Our bodies are not Bank Accounts. Although using financial metaphors often helps describe the dieting process, we don't get immediate feedback for calories eaten or not eaten, except from the immediate and temporary water-waste-gain-or-loss equation which is due to an excessive change in our salt intake, or our food volume. Each of our bodies assimilates what we eat, whether it is food or a food-like substance. It uses or stores what it can, and discards, or tries to discard, what it can't. This is a process, and it takes time. The process is complicated, involving enzymes and hormones, some of which haven't even yet been discovered. Although the process is similar for all humans, there are genetic differences between people, and this affects the way that individual bodies function. That said, here is weight loss in a nutshell:
Eat less.
Find a calorie range for you that you can eat daily that
1.) Does not make you want to die, and
2.) Allows for a reasonable energy deficit (meaning, you will consume moderately less than you are burning just by living and exercising).
You can start by finding out how much an "average" body like yours burns in its normal everyday state without effort. Just google: BMR and punch in your stats to get this number. HOWEVER, this number is ONLY an estimate, and due to your own personal genetic equation, your body could easily burn far less. Work to eat 250 calories less than that number per day. Eating 250 calories less than your body burns every day will lead to a one-half pound per week weight loss (meaning stored fat loss)… but for most people…the scale will not reflect this loss accurately on a day-to-day basis.. and sometimes..not even on a week-to-week basis. Move more.
Which essentially means: move more. By move I mean move, in any way your body likes. And by more, I mean more, as in - more than you currently do.
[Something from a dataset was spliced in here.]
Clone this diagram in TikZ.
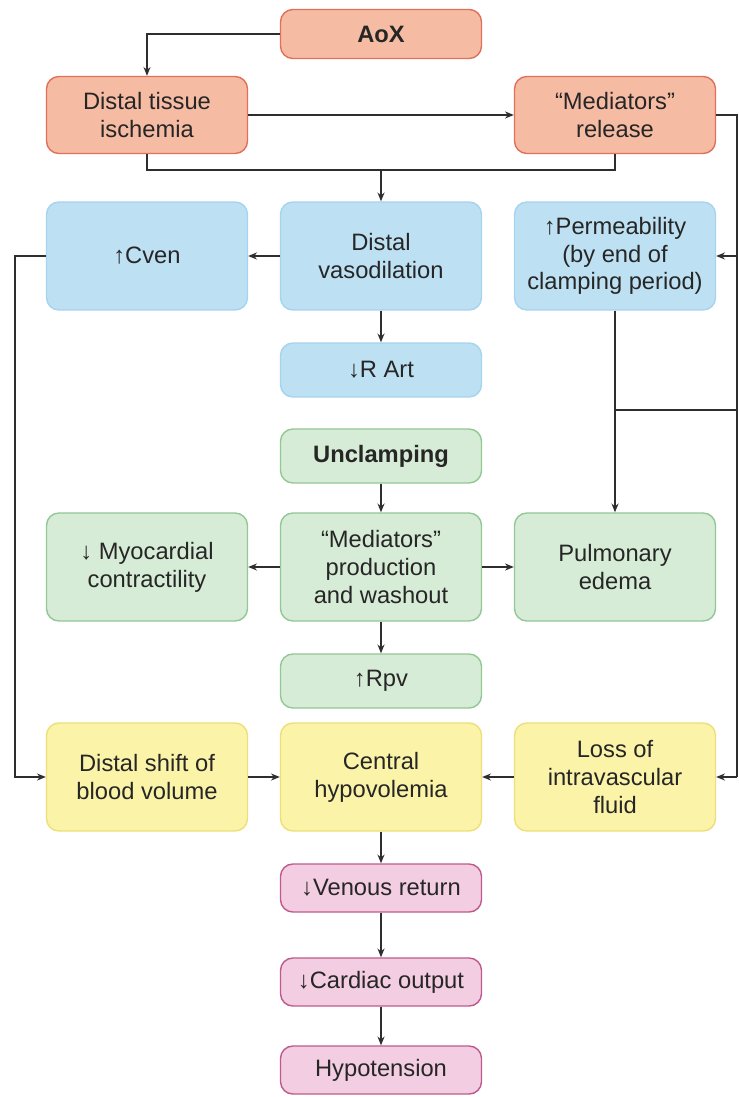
\documentclass[tikz,border=0pt]{standalone}
\usepackage{fontspec}
\setmainfont{Liberation Sans}
\usetikzlibrary{arrows.meta, positioning}
\usepackage{xcolor}

\definecolor{redfill}{HTML}{F6BBA3}
\definecolor{redline}{HTML}{E0705C}
\definecolor{bluefill}{HTML}{BDE0F3}
\definecolor{blueline}{HTML}{A6D3EE}
\definecolor{greenfill}{HTML}{D6ECD6}
\definecolor{greenline}{HTML}{93C795}
\definecolor{yellowfill}{HTML}{FBF3A8}
\definecolor{yellowline}{HTML}{EEDF78}
\definecolor{pinkfill}{HTML}{F3CDE1}
\definecolor{pinkline}{HTML}{BF5A8E}
\definecolor{ink}{HTML}{262626}
\definecolor{wire}{HTML}{2E2E2E}

\tikzset{
  box/.style={rounded corners=7pt, line width=0.8pt, minimum width=4.02cm,
    align=center, text=ink, inner sep=2pt, font=\fontsize{13.5}{15.8}\selectfont},
  redbox/.style={box, draw=redline, fill=redfill},
  bluebox/.style={box, draw=blueline, fill=bluefill},
  greenbox/.style={box, draw=greenline, fill=greenfill},
  yellowbox/.style={box, draw=yellowline, fill=yellowfill},
  pinkbox/.style={box, draw=pinkline, fill=pinkfill},
  tall/.style={minimum height=2.16cm},
  flat/.style={minimum height=1.08cm},
  arr/.style={draw=wire, line width=0.7pt, -{Stealth[length=5pt, width=4pt]}},
  wireline/.style={draw=wire, line width=0.7pt}
}

\begin{document}
\begin{tikzpicture}[x=0.02cm, y=-0.02cm]

\useasboundingbox[fill=white] (0,0) rectangle (739,1097);

% -------- Clamping: red row --------
\node[redbox, minimum height=0.98cm, font=\fontsize{13.5}{15.8}\selectfont\bfseries] (aox) at (381,34) {AoX};
\node[redbox, minimum height=1.54cm] (ischemia) at (147,115) {Distal tissue\\ischemia};
\node[redbox, minimum height=1.54cm] (medrel) at (615,115) {“Mediators”\\release};

% -------- Blue row --------
\node[bluebox, tall] (cven) at (147,256) {↑Cven};
\node[bluebox, tall] (vasodil) at (381,256) {Distal\\vasodilation};
\node[bluebox, tall] (perm) at (615,256) {↑Permeability\\(by end of\\clamping period)};
\node[bluebox, flat] (rart) at (381,370) {↓R Art};

% -------- Unclamping: green rows --------
\node[greenbox, flat, font=\fontsize{13.5}{15.8}\selectfont\bfseries] (unclamp) at (381,456) {Unclamping};
\node[greenbox, tall] (myo) at (147,567) {↓ Myocardial\\contractility};
\node[greenbox, tall] (medprod) at (381,567) {“Mediators”\\production\\and washout};
\node[greenbox, tall] (edema) at (615,567) {Pulmonary\\edema};
\node[greenbox, flat] (rpv) at (381,681) {↑Rpv};

% -------- Yellow row --------
\node[yellowbox, tall] (shift) at (147,777) {Distal shift of\\blood volume};
\node[yellowbox, tall] (hypovol) at (381,777) {Central\\hypovolemia};
\node[yellowbox, tall] (fluid) at (615,777) {Loss of\\intravascular\\fluid};

% -------- Pink column --------
\node[pinkbox, minimum height=0.96cm] (venous) at (381,888) {↓Venous return};
\node[pinkbox, minimum height=0.96cm] (cardiac) at (381,982) {↓Cardiac output};
\node[pinkbox, minimum height=0.96cm] (hypotens) at (381,1070) {Hypotension};

% -------- Connectors --------
\coordinate (split) at (381,170);
\coordinate (rtop) at (737,115);
\coordinate (rmid) at (737,410);
\coordinate (rbot) at (737,777);
\coordinate (lside) at (15,256);

\draw[arr] (aox.west) -| (ischemia.north);
\draw[arr] (ischemia.east) -- (medrel.west);
\draw[wireline] (ischemia.south) |- (split) -| (medrel.south);
\draw[arr] (split) -- (vasodil.north);

\draw[wireline] (medrel.east) -- (rtop) -- (rbot);
\draw[arr] (rtop |- perm.east) -- (perm.east);
\draw[wireline] (rmid) -- (perm.south |- rmid);
\draw[arr] (perm.south) -- (edema.north);
\draw[arr] (rbot) -- (fluid.east);

\draw[arr] (vasodil.west) -- (cven.east);
\draw[arr] (vasodil.south) -- (rart.north);
\draw[arr] (cven.west) -- (lside) |- (shift.west);

\draw[arr] (unclamp.south) -- (medprod.north);
\draw[arr] (medprod.west) -- (myo.east);
\draw[arr] (medprod.east) -- (edema.west);
\draw[arr] (medprod.south) -- (rpv.north);

\draw[arr] (shift.east) -- (hypovol.west);
\draw[arr] (fluid.west) -- (hypovol.east);
\draw[arr] (hypovol.south) -- (venous.north);
\draw[arr] (venous.south) -- (cardiac.north);
\draw[arr] (cardiac.south) -- (hypotens.north);

\end{tikzpicture}
\end{document}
If you try to burn an additional 250 calories through exercise each day, you could lose an additional one-half pound weekly. HOWEVER, extra exercise makes the body more hungry and more tired. So if you eat a little extra because you exercised, or you spend more time resting during the rest of the day because you exercised, then exercise will be ineffective for weight-loss which is due to a release of stored fat. Theoretically, a 500 calorie deficit will lead to 1 pound of weight loss from fat storage over a one week period. This is based on the general rule used by science: 1 lb = 3500 calories, so 7 days of burning 500 calories less than your calorie intake creates 1 lb of stored fat loss. But CAUTION. This is a "general" rule, and the calculation is far more complicated than it appears. Even when we weigh and measure our food, and track it in a computer program, it is impossible to calculate with precision the exact amount of calories our individual body eats, and even far less possible to precisely calculate the exact amount of calories that our individual body burns in exercise.. even when using computer exercise trackers such as a "Body Bug" etc. Tracking food and exercise is valuable, but that information will never be precise, or totally accurate.